For the third sector, things are different. Charities face similar hurdles as private enterprise when it comes to provision – and have made similar efforts to adjust working models – but there has been no reduction in demand. In fact, the need for charity has generally increased.
Income has dried up, but income and demand for services are separate matters in the third sector.
Furlough does not provide a solution, because furloughed employees are not allowed to work. That is a roughly suitable arrangement for the private sector, but it leaves charities facing a tough choice: take the financial hit and keep employees active, enabling services to continue, or use furlough and reduce what you can offer to the people relying on your efforts.
Last week a coalition of civil society leaders – including NICVA – wrote to the Chancellor asking him to develop a Coronavirus Job Retention Scheme (CJRS) fit for purpose for social change organisations.
The coalition is comprised of 32 different organisations, led by Charity Finance Group (CFG). Top of its agenda is getting the Chancellor to tackle this furlough Catch-22 faced by community and voluntary organisations.

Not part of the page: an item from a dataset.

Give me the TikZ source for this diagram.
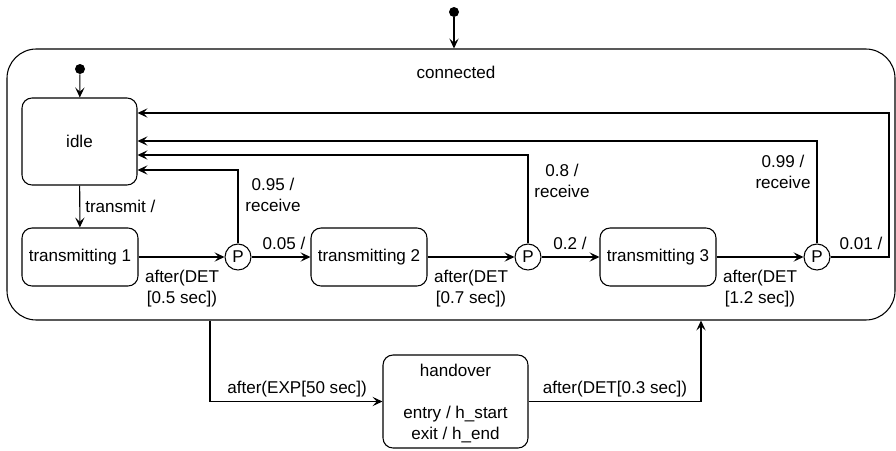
\documentclass[tikz,border=0pt]{standalone}
\usepackage{fontspec}
\setmainfont{Liberation Sans}
\usetikzlibrary{arrows.meta}
\begin{document}
\begin{tikzpicture}[x=0.75pt,y=-0.75pt,
  every node/.style={font=\fontsize{12.8}{15.75}\selectfont, inner sep=0pt},
  conn/.style={line width=0.8pt, draw=black, -{Stealth[length=7.5pt,width=7pt,inset=3.2pt]}},
  statebox/.style={draw, line width=0.8pt, rounded corners=7.5pt, align=center},
  pseudo/.style={draw, circle, line width=0.8pt, minimum size=19.5pt},
  initdot/.style={circle, fill=black, minimum size=7.5pt},
  lbl/.style={align=center}]
\useasboundingbox (0,0) rectangle (896,450);

% composite state
\node[draw, line width=0.8pt, rounded corners=22pt, minimum width=666pt, minimum height=203.25pt] (conn) at (451,184.5) {};
\node (connlbl) at (456,72) {connected};

% outer initial state
\node[initdot] (init0) at (454,12) {};
\draw[conn] (init0) -- (init0 |- conn.north);

% inner states
\node[initdot] (init1) at (80,69) {};
\node[statebox, minimum width=86.25pt, minimum height=65.25pt] (idle) at (79.5,141.5) {idle};
\node[statebox, minimum width=87pt, minimum height=43.5pt] (t1) at (80,257) {transmitting 1};
\node[statebox, minimum width=87pt, minimum height=43.5pt] (t2) at (369,257) {transmitting 2};
\node[statebox, minimum width=87pt, minimum height=43.5pt] (t3) at (658,257) {transmitting 3};
\node[pseudo] (p1) at (238,257) {P};
\node[pseudo] (p2) at (528,257) {P};
\node[pseudo] (p3) at (817,257) {P};

\node[statebox, minimum width=108.75pt, minimum height=69.75pt] (hand) at (455.5,401.5) {};
\node[lbl] (handtxt) at (455.5,404) {handover\\\mbox{}\\entry / h\_start\\exit / h\_end};

% bend points
\coordinate (y113) at (0,113);
\coordinate (y141) at (0,141);
\coordinate (y155) at (0,155);
\coordinate (y170) at (0,170);
\coordinate (rx) at (889,257);
\coordinate (x210) at (210,0);
\coordinate (x701) at (701,0);

% transitions inside the composite state
\draw[conn] (init1) -- (idle);
\draw[conn] (idle) -- (t1);
\draw[conn] (t1) -- (p1);
\draw[conn] (p1) -- (t2);
\draw[conn] (t2) -- (p2);
\draw[conn] (p2) -- (t3);
\draw[conn] (t3) -- (p3);
\draw[conn] (p1) |- (idle.east |- y170);
\draw[conn] (p2) |- (idle.east |- y155);
\draw[conn] (p3) |- (idle.east |- y141);
\draw[conn] (p3) -- (rx) |- (idle.east |- y113);

% handover transitions
\draw[conn] (x210 |- conn.south) |- (hand.west);
\draw[conn] (hand.east) -| (x701 |- conn.south);

% labels
\node[anchor=west] (ltr) at (85,206) {transmit /};
\node[lbl] (l095) at (273,195) {0.95 /\\receive};
\node[lbl] (l08) at (562,181) {0.8 /\\receive};
\node[lbl] (l099) at (783,172) {0.99 /\\receive};
\node (l005) at (284,243) {0.05 /};
\node (l02) at (570,243) {0.2 /};
\node (l001) at (861,243) {0.01 /};
\node[lbl] (la1) at (182,289) {after(DET\\{}[0.5 sec])};
\node[lbl] (la2) at (471,289) {after(DET\\{}[0.7 sec])};
\node[lbl] (la3) at (760,289) {after(DET\\{}[1.2 sec])};
\node (lexp) at (297,389) {after(EXP[50 sec])};
\node (ldet) at (615,389) {after(DET[0.3 sec])};
\end{tikzpicture}
\end{document}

Its letter lays all this out very well: “The CRJS was an exceptionally generous scheme which was welcomed by the sector and which charities and social enterprises have availed themselves of during its first phase. However, as a scheme designed predominantly with private enterprise in mind, it had the perverse effect of incentivising mothballing of provision and not mobilisation.
“As we enter this further lockdown charities and social enterprises have already depleted their reserves, started to reduce their workforces and many are facing a critical dilemma; ensure the sustainability of their organisations through making use of a scheme that helps to conserve funds spent on salaries but which incentivizes the cessation of activity when it is never more needed, or risk financial collapse in the near future so that beneficiaries are supported over the second lockdown. History tells us that it will continue to be the latter choice they exercise.
“We seek a simple time limited extension, similar to the steps taken by the DfE in respect of adoption services to support practitioners' income while continuing their work with families, to enable those social change organisations who are facing financial distress to furlough staff and enable volunteering back to the cause to ensure maximum public benefit delivery can continue.
“We know from recent surveys that a third of charities have already announced redundancies in service delivery roles, at a time when supporting people on the front line is never more needed.3It is counterproductive to be paying for a charity or social enterprise employee to stop working when our citizens so desperately need helplines, advice, support and guidance; whether on mental health, unemployment, homelessness or loneliness and isolation.
“We are happy to work rapidly with HMT and HMRC to ensure that abuse of such an extension can be avoided by establishing appropriate parameters and criteria for eligibility.”
It is now up to the government to listen. These problems were flagged up months ago, during the first phase of furlough, and were not addressed.
If the same attitude and same lack of detailed thinking prevails again, it is likely that more organisations will be forced to go the way of Action MS.
That would be devastating news for the third sector – and for the people and families who rely on charitable services.
Instead, the government should find a way to shore up organisations in financial trouble while still allowing staff to work. This is not a case of buttressing some failing industry. The vaccine news is a reminder of that.
This is about helping good, valued organisations through an extraordinary – and temporary – period of global history. A period whose end is hopefully in sight.